In 2017, M. Fatih Erden announced at the TMRC conference that Seagate had been shipping HDDs with TDMR since earlier that year. This was followed by Western Digital in 2018 and Toshiba in 2019. These actual first implementations of TDMR are much simpler and very different from the scenario originally envisioned above. Current implementations recover only a single track using a read head with just two read-elements stacked one above the other (i.e. downtrack) and rely on the skew arising from the use of a rotary actuator to create some cross-track separation between the sensors. This TDMR approach is being applied to both shingled (SMR) and conventional PMR HDDs.
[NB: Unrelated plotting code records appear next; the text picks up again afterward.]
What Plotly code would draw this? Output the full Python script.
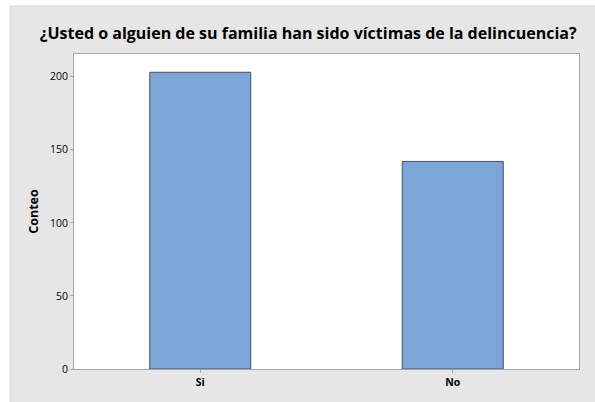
import plotly.graph_objects as go

categories = ["Si", "No"]
counts = [203, 142]
y_ticks = [0, 50, 100, 150, 200]

W, H = 595, 402
L, R, T, B = 74, 16, 54, 33
pw, ph = W - L - R, H - T - B

fig = go.Figure()
fig.add_trace(go.Bar(
    x=categories, y=counts, width=0.4,
    marker=dict(color="#7ca6d8", line=dict(color="#4a4f57", width=1)),
))
fig.update_layout(
    width=W, height=H,
    margin=dict(l=L, r=R, t=T, b=B),
    paper_bgcolor="white", plot_bgcolor="white",
    showlegend=False,
    font=dict(family="Open Sans, Noto Sans, sans-serif", color="#000000"),
    title=dict(text="<b>¿Usted o alguien de su familia han sido víctimas de la delincuencia?</b>",
               x=0.518, xanchor="center", y=1 - 33 / H, yanchor="middle",
               font=dict(size=16, color="#000000")),
    shapes=[
        dict(type="rect", xref="paper", yref="paper", layer="below",
             x0=-(L - 10) / pw, x1=1 + R / pw + 0.02, y0=-B / ph - 0.02, y1=1 + (T - 6) / ph,
             fillcolor="#e6e6e6", line=dict(color="#d9d9d9", width=1)),
        dict(type="rect", xref="paper", yref="paper", layer="below",
             x0=0, x1=1, y0=0, y1=1,
             fillcolor="white", line=dict(width=0)),
    ],
)
fig.update_xaxes(range=[-0.5, 1.5], showline=True, linecolor="#a6a6a6", linewidth=1, mirror=True,
                 ticks="outside", ticklen=3, tickcolor="#a6a6a6",
                 tickfont=dict(size=10.5),
                 tickprefix="<b>", ticksuffix="</b>", showgrid=False)
fig.update_yaxes(range=[0, 215.5], tickvals=y_ticks, showline=True, linecolor="#a6a6a6", linewidth=1,
                 mirror=True, ticks="outside", ticklen=3, tickcolor="#a6a6a6",
                 tickfont=dict(size=10.5), tickprefix="<b>", ticksuffix="</b>",
                 showgrid=False, zeroline=False,
                 title=dict(text="<b>Conteo</b>", font=dict(size=12.5), standoff=8))
fig.write_html("out.html", config={"displayModeBar": False},
               post_script="document.body.style.margin='0';document.body.style.padding='0';")
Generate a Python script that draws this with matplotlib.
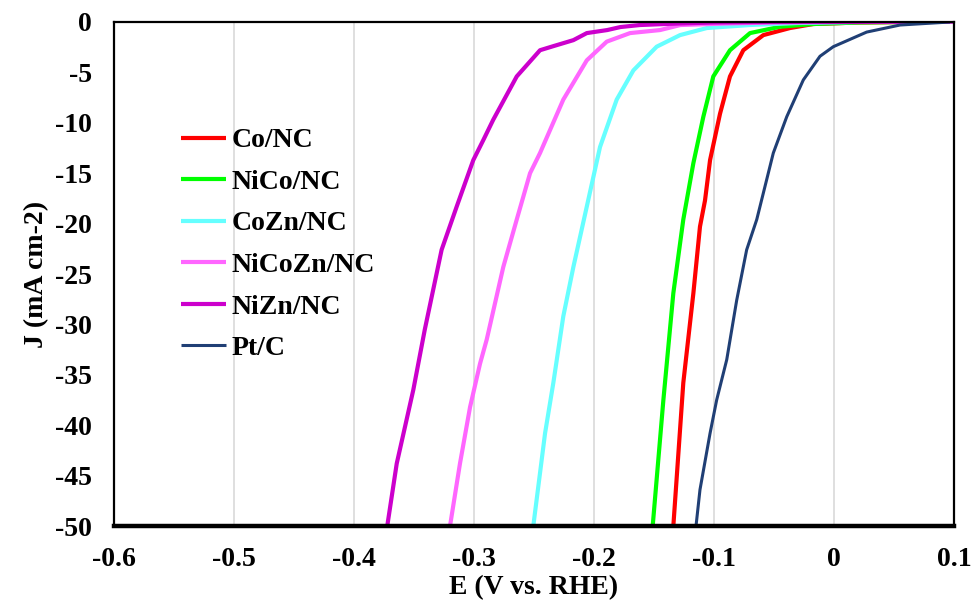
import matplotlib.pyplot as plt
from matplotlib.ticker import FixedLocator

plt.rcParams["font.family"] = ["Liberation Serif", "DejaVu Serif"]
plt.rcParams["font.weight"] = "bold"

# potential (V vs. RHE) and current density (mA cm-2)
co_e = [-0.1339, -0.1256, -0.1172, -0.1117, -0.1075, -0.1033, -0.095, -0.0867,
        -0.0756, -0.0589, -0.0367, -0.0172, 0.02, 0.06, 0.1]
co_j = [-50, -35.8, -26.9, -20.3, -17.7, -13.7, -9.1, -5.4,
        -2.8, -1.3, -0.6, -0.2, -0.05, 0.0, 0.05]

nico_e = [-0.1511, -0.1422, -0.1339, -0.1256, -0.1172, -0.1089, -0.1006,
          -0.0867, -0.07, -0.045, -0.0172, 0.02, 0.06, 0.1]
nico_j = [-50, -37.5, -26.9, -19.6, -14.0, -9.4, -5.4,
          -2.8, -1.1, -0.47, -0.2, -0.05, 0.0, 0.05]

cozn_e = [-0.2506, -0.2408, -0.2339, -0.2256, -0.2172, -0.206, -0.195, -0.1811,
          -0.1672, -0.1478, -0.1283, -0.106, -0.07, -0.03, 0.02, 0.1]
cozn_j = [-50, -40.8, -35.8, -29.2, -24.3, -18.3, -12.4, -7.7,
          -4.8, -2.45, -1.3, -0.6, -0.3, -0.1, 0.0, 0.05]

nicozn_e = [-0.32, -0.3117, -0.3033, -0.295, -0.2894, -0.2756, -0.2644, -0.2533,
            -0.245, -0.2256, -0.206, -0.1894, -0.17, -0.145, -0.128, -0.09,
            -0.05, 0.0, 0.1]
nicozn_j = [-50, -43.8, -38.2, -33.9, -31.5, -24.3, -19.6, -15.0,
            -13.0, -7.7, -3.8, -1.95, -1.1, -0.8, -0.3, -0.15,
            -0.05, 0.0, 0.05]

nizn_e = [-0.3723, -0.3644, -0.3506, -0.341, -0.327, -0.3144, -0.3006, -0.2922,
          -0.284, -0.2644, -0.245, -0.234, -0.2172, -0.206, -0.189, -0.178,
          -0.1617, -0.13, -0.1, -0.05, 0.0, 0.1]
nizn_j = [-50, -43.8, -36.5, -30.5, -22.6, -18.3, -13.7, -11.7,
          -9.7, -5.4, -2.8, -2.4, -1.8, -1.1, -0.8, -0.5,
          -0.3, -0.15, -0.05, 0.0, 0.0, 0.05]

ptc_e = [-0.115, -0.1117, -0.1033, -0.0978, -0.0894, -0.0811, -0.0728, -0.0644,
         -0.0506, -0.0394, -0.0256, -0.0117, -0.0006, 0.0272, 0.055, 0.0967]
ptc_j = [-50, -46.4, -40.8, -37.5, -33.5, -27.6, -22.6, -19.6,
         -13.0, -9.4, -5.75, -3.4, -2.45, -1.0, -0.3, 0.0]

labels = ["Co/NC", "NiCo/NC", "CoZn/NC", "NiCoZn/NC", "NiZn/NC", "Pt/C"]
colors = ["#FF0000", "#00FF00", "#66FFFF", "#FF66FF", "#CC00CC", "#203F75"]
series = [(co_e, co_j), (nico_e, nico_j), (cozn_e, cozn_j),
          (nicozn_e, nicozn_j), (nizn_e, nizn_j), (ptc_e, ptc_j)]
widths = [3.0, 3.0, 3.0, 3.0, 3.0, 2.2]

x_ticks = [-0.6, -0.5, -0.4, -0.3, -0.2, -0.1, 0, 0.1]
x_tick_labels = ["-0.6", "-0.5", "-0.4", "-0.3", "-0.2", "-0.1", "0", "0.1"]
y_ticks = [0, -5, -10, -15, -20, -25, -30, -35, -40, -45, -50]

fig = plt.figure(figsize=(9.72, 6.06), dpi=100)
ax = fig.add_axes([0.1173, 0.132, 0.8642, 0.8317])

for (e, j), lab, c, lw in zip(series, labels, colors, widths):
    ax.plot(e, j, color=c, lw=lw, label=lab, solid_capstyle="butt")

ax.set_xlim(-0.6, 0.1)
ax.set_ylim(-50, 0)
ax.xaxis.set_major_locator(FixedLocator(x_ticks))
ax.set_xticklabels(x_tick_labels)
ax.yaxis.set_major_locator(FixedLocator(y_ticks))
ax.set_yticklabels([str(v) for v in y_ticks])
ax.tick_params(axis="y", length=0, labelsize=20, pad=16)
ax.tick_params(axis="x", length=0, labelsize=20, pad=15)
ax.grid(axis="x", color="#D9D9D9", lw=1.2)
ax.set_axisbelow(True)

for s in ax.spines.values():
    s.set_color("black")
    s.set_linewidth(1.6)
ax.spines["bottom"].set_linewidth(3.2)

ax.set_xlabel("E (V vs. RHE)", fontsize=20, fontweight="bold", labelpad=2)
ax.set_ylabel("J (mA cm-2)", fontsize=20, fontweight="bold", labelpad=4)

ax.legend(loc="upper left", bbox_to_anchor=(0.08, 0.79), frameon=False,
          fontsize=20, handlelength=1.6, handletextpad=0.2,
          labelspacing=0.58, borderpad=0, borderaxespad=0)

fig.savefig("out.png", dpi=100)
The gains achieved are quite modest (6 to 12%) but are expected to increase going forward as more complex schemes are implemented.

In concept, there is little change to the read electronics except that the equalizer that shapes the signal prior to detection now has two inputs and must be appropriately optimized. However, in practice, there is significant added complexity in the read electronics and in the setup process during manufacturing. This complexity is associated with optimization of the equalization (waveform shaping) and timing recovery for the dynamically varying offtrack conditions – further complicated by the cross-track offset between readers that varies with radius.

The HDD servo system also utilizes the position error signals from the two readers. Doing so reduces the repeatable runout, especially when the readers have a wider separation.